> WORK INSTRUCTIONS:
Nothing after the line with "import plotly.graph_objects as go" belongs in the copy; extract the lines below from the top through that line, pictures left out.

> INFORMATION SHOWN:
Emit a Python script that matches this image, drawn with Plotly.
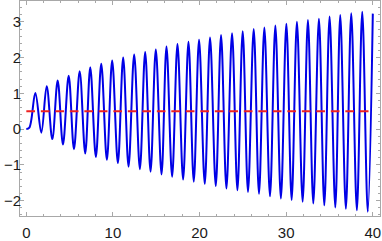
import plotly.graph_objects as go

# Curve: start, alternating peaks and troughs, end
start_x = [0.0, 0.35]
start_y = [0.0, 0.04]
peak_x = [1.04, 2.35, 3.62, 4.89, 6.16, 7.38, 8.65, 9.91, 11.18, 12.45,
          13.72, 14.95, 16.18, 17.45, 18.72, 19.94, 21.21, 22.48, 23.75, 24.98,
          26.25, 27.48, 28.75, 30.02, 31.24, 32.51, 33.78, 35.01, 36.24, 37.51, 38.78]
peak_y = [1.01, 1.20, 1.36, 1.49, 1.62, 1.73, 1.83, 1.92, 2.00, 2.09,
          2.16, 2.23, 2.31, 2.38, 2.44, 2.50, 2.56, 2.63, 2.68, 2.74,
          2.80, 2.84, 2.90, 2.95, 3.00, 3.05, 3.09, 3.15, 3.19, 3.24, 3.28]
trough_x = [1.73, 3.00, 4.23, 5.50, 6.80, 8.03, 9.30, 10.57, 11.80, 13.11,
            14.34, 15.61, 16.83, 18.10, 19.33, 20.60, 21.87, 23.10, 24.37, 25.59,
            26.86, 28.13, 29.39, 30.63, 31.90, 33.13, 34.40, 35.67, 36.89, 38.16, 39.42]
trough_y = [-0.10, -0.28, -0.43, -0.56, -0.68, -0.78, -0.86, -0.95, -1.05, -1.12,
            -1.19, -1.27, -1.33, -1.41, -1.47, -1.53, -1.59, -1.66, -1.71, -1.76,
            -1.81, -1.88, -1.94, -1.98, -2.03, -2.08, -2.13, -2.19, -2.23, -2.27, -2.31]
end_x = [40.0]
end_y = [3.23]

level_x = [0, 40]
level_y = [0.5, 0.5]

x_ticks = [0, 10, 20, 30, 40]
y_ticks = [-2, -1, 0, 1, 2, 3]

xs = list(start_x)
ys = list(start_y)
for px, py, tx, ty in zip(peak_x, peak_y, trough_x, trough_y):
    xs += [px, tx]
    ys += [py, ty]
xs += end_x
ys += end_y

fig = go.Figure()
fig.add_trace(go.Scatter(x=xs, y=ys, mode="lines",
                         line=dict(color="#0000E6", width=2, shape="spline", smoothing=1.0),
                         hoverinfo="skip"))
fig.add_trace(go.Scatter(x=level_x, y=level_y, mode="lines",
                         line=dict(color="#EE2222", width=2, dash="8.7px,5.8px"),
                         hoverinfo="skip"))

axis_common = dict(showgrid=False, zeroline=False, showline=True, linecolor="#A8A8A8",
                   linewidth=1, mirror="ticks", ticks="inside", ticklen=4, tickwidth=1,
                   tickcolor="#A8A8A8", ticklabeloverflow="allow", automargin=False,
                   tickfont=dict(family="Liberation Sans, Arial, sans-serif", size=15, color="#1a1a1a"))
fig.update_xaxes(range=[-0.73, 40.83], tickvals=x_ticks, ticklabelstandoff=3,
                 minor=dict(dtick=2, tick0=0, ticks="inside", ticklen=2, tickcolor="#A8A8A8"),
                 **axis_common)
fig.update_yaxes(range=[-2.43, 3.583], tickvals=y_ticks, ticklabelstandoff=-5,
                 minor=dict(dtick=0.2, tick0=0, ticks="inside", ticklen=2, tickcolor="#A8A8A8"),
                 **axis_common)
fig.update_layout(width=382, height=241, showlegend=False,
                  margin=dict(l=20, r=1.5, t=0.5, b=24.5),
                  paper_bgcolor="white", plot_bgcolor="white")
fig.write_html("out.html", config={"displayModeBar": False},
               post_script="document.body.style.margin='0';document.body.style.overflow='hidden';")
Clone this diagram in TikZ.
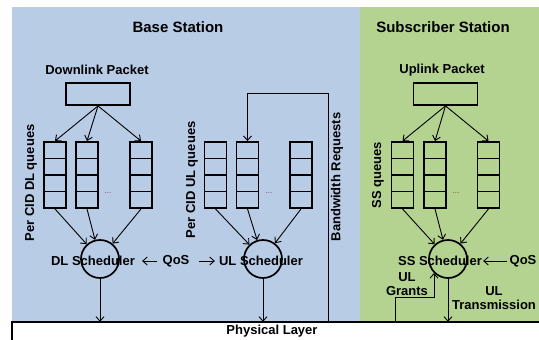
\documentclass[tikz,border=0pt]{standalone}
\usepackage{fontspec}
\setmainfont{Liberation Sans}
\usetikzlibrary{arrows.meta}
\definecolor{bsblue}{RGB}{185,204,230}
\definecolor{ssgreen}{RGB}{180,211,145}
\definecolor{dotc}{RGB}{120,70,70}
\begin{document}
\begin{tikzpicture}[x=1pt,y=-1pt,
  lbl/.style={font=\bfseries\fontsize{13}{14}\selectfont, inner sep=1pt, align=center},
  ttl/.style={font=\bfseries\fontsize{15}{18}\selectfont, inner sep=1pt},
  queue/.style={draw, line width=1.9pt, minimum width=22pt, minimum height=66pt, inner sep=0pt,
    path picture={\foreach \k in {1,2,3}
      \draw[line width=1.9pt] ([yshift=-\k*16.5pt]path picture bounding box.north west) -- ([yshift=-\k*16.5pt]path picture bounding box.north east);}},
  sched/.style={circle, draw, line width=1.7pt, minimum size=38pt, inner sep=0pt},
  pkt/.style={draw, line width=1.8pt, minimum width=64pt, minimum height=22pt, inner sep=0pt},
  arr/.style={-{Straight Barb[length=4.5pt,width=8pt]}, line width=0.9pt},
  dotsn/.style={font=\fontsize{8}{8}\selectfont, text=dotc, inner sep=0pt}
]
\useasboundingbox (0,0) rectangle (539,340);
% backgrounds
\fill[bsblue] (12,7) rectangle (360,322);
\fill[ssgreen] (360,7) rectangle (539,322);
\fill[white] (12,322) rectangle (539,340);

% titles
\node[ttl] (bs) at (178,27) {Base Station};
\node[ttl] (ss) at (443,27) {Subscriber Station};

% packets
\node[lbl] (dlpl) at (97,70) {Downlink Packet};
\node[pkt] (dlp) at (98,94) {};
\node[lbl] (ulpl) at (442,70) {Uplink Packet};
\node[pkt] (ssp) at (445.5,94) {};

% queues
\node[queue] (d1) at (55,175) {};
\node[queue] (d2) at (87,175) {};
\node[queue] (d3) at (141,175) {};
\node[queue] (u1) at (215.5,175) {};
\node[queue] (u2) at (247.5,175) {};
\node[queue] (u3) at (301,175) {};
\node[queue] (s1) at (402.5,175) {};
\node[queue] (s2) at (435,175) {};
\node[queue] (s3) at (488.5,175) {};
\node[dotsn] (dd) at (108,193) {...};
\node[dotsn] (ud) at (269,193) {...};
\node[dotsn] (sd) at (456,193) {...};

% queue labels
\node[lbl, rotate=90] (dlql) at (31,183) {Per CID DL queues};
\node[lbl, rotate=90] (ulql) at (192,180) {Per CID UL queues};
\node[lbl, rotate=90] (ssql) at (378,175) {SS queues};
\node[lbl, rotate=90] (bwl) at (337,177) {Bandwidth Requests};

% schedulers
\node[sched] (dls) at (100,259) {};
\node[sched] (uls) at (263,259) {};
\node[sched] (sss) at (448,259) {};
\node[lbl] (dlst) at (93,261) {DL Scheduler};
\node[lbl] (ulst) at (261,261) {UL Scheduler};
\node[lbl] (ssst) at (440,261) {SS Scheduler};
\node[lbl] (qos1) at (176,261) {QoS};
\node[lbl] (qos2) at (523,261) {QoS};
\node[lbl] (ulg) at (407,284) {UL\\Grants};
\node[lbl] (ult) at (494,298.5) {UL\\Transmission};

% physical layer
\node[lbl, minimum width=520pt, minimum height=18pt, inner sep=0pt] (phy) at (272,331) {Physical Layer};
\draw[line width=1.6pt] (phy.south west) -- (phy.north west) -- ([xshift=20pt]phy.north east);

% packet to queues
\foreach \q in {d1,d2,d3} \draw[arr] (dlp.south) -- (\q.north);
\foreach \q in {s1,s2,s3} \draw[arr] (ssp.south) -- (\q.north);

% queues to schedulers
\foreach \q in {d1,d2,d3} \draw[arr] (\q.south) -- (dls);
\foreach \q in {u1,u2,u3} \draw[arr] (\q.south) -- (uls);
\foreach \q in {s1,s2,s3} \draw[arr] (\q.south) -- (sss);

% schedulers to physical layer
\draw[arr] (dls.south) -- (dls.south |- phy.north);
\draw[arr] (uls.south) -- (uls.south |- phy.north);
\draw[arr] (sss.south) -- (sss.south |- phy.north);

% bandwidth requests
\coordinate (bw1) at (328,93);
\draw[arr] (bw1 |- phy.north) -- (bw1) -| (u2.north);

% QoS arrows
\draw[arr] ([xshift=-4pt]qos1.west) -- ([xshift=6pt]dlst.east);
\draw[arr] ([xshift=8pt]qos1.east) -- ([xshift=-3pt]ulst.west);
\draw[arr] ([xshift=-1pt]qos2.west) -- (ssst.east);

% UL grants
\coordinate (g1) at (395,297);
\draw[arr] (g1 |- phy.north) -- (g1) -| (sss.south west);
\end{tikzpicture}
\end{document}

> THE COMPLETED TASK:
Emit a Python script that matches this image, drawn with Plotly.
import plotly.graph_objects as go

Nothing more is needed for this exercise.